3D on the Home Cinema 2040 and 2045
You will enjoy 3D on these Epsons. They’ve got the brightness for 3D that many projectors lack. You see, 3D eats up lumens. When you are viewing 3D you have at best, about 1/3 the brightness of 2D. Put these Epsons into 3D mode and in the brighter 3D mode (of two) you’ll have enough lumens to not feel like the picture is too dim at 100″ diagonal, a problem for most.
There are small amounts of crosstalk with the 3D on these Epsons. For that matter there’s at least a small amount of crosstalk on any non-DLP projector doing 3D. DLPs are cleaner, but most in the price range either aren’t as bright – with good color, as the HC2040, or they are very bright cross-over projectors – with sufficient brightness, but basically business projectors with other limitations as trade-offs. I’m a big fan of 3D viewing, and the HC2040 I’ve been using does a very respectable job, overall.
Speaker and Audio Out
The Home Cinema 2040 and 2045 both have a rear facing speaker with sufficient volume for movie or TV viewing. The sound is far better than what you would expect from a laptop’s speakers, and probably comparable to many $30 to $50+ small bluetooth speakers. That makes life really easy if you are moving the projector around, perhaps taking all under six pounds of it on vacation to the cabin, or perhaps the backyard movie night.

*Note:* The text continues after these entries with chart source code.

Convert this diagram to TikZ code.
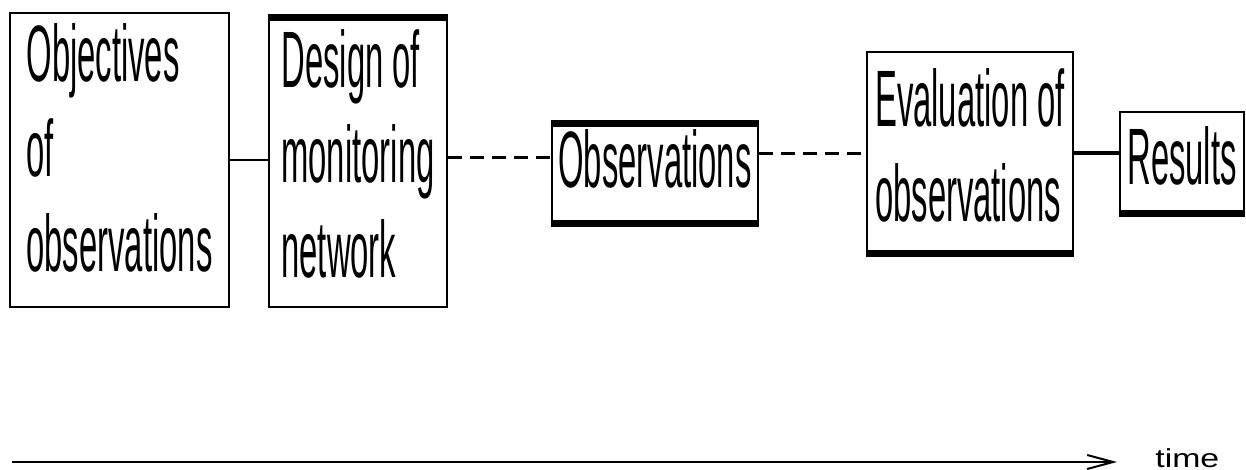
\documentclass[tikz,border=0pt]{standalone}
\usepackage{fontspec}
\setmainfont{Liberation Sans}
\newfontfamily\boxfont[FakeStretch=0.41]{Liberation Sans}
\newfontfamily\axisfont[FakeStretch=1.3]{Liberation Sans}
\usetikzlibrary{arrows.meta}

% depth below the last line, to lift the text in its box
\newcommand{\lift}[1]{\rule[-#1]{0pt}{#1}}

\begin{document}
\begin{tikzpicture}[x=0.5pt,y=-0.5pt,
  stage/.style={draw=black,line width=1.2pt,inner sep=0pt,align=left,
    font=\boxfont\fontsize{40}{47.5}\selectfont},
  bar/.style={line width=3.5pt},
  link/.style={line width=1.2pt},
  later/.style={line width=1.2pt,dash pattern=on 7pt off 4pt}]
  \useasboundingbox (0,0) rectangle (1246,470);

  % stages: objectives and design
  \node[stage,minimum width=109.5pt,minimum height=147pt] (obj) at (119.5,160)
    {Objectives\\of\\observations\lift{12pt}};
  \node[stage,minimum width=89pt,minimum height=145.5pt] (des) at (358,161.5)
    {Design of\\monitoring\\network\lift{7.5pt}};
  \draw[bar] ([yshift=-1.25pt]des.north west) -- ([yshift=-1.25pt]des.north east);

  % stages: observations
  \node[stage,minimum width=103pt,minimum height=51.5pt] (obs) at (655,173.5)
    {Observations\lift{14.5pt}};
  \draw[bar] ([yshift=-1.25pt]obs.north west) -- ([yshift=-1.25pt]obs.north east);
  \draw[bar] ([yshift=1.25pt]obs.south west) -- ([yshift=1.25pt]obs.south east);

  % stages: evaluation and results
  \node[stage,minimum width=103pt,minimum height=101.5pt] (eval) at (970,153.5)
    {Evaluation of\\observations\lift{8pt}};
  \draw[bar] ([yshift=1.25pt]eval.south west) -- ([yshift=1.25pt]eval.south east);

  \node[stage,minimum width=62pt,minimum height=51.5pt] (res) at (1182,163.5)
    {Results\lift{7.5pt}};
  \draw[bar] ([yshift=1.25pt]res.south west) -- ([yshift=1.25pt]res.south east);

  % links between the stages
  \draw[link] (obj.east) -- (obj.east -| des.west);
  \draw[later] ([yshift=2pt]des.east) -- ([yshift=2pt]des.east -| obs.west);
  \draw[later] (obs.east |- eval.west) -- (eval.west);
  \draw[link,line width=2pt] (eval.east) -- (eval.east -| res.west);

  % time axis
  \coordinate (start) at (12,462);
  \coordinate (now) at (1117,462);
  \node[font=\axisfont\fontsize{13}{15}\selectfont,anchor=base west,inner sep=0pt]
    (time) at (1155,467) {time};
  \draw[line width=1pt,-{Straight Barb[length=13pt,width=7pt]}] (start) -- (now);
\end{tikzpicture}
\end{document}
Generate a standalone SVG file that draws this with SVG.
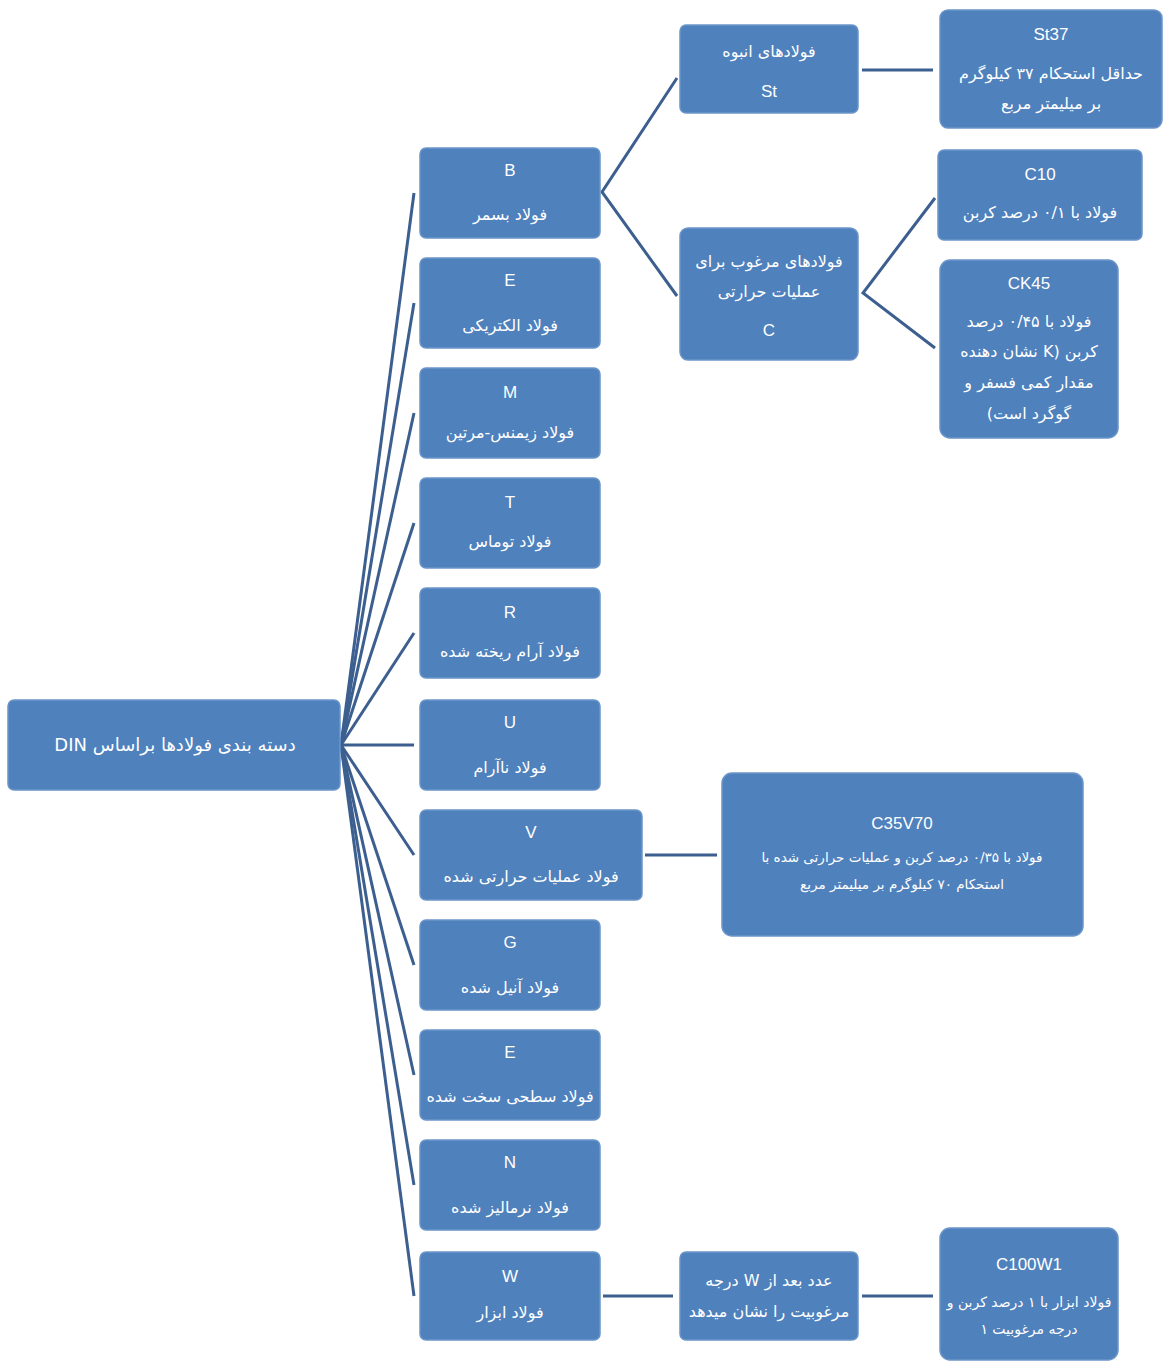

But, the sound is, of course no match for any respectable stereo or home theater sound system. The good news is that there’s an audio out jack that will let you output the stereo sound to external powered speakers or a separate sound system. Mind you, if you are plugged into an AV receiver, or even a cable box or satellite box, you can feed the sound from those devices right to any sound system you have. The ability to output audio comes in handy if you want to: a) output the sound accompanying the video that you are bringing in via a streaming stick. b) Output the sound coming in directly from a DVD or Blu-ray player. c) Other similar devices.
What’s missing: I’ve been bitching to manufacturers for 4-5 years that if they put an audio output jack on, they should leave the option of outputting the audio through the jack, while also allowing the speaker to play the sound. This would allow people to rely on the internal speaker for the bulk of the audio, but plug in an inexpensive powered sub-woofer to drastically enhance the bass. That will make one heck of a difference (having a sub-woofer) on any action flick, since no small speaker like the ones found in home entertainment projectors, will have any real bass at all. That would be nice, but I’ve yet to see anyone offer the option.
Epson claims 4000 hours at full power, which is at least average, and a well better than average 7500 in Eco mode. Note, please, that some projectors claim more in their Eco modes by offering features that dim the lamp when the content isn’t changing, etc. In other words, if you forget about the projector, while on, and there’s no source, they will dim the lamp. You can, with these Epson projectors have them automatically turn off after a period of no content. Just remember to compare “apples to apples”. For those of us who press pause on a show, and forget about the projector, the auto power off won’t help, but the other technique will reduce lamp life.
Bottom line – great lamp life, even better price. Online pricing seems to be only $79, whereas some competitors lamps can cost 2x 3x or even 4X. A quick look online for example shows the BenQ W1070’s replacement at $249, and their HC1200 at $349. Optoma’s HD141X is $179. Ouch. In all cases I’m quoting for official Epson, Optoma, and BenQ lamps.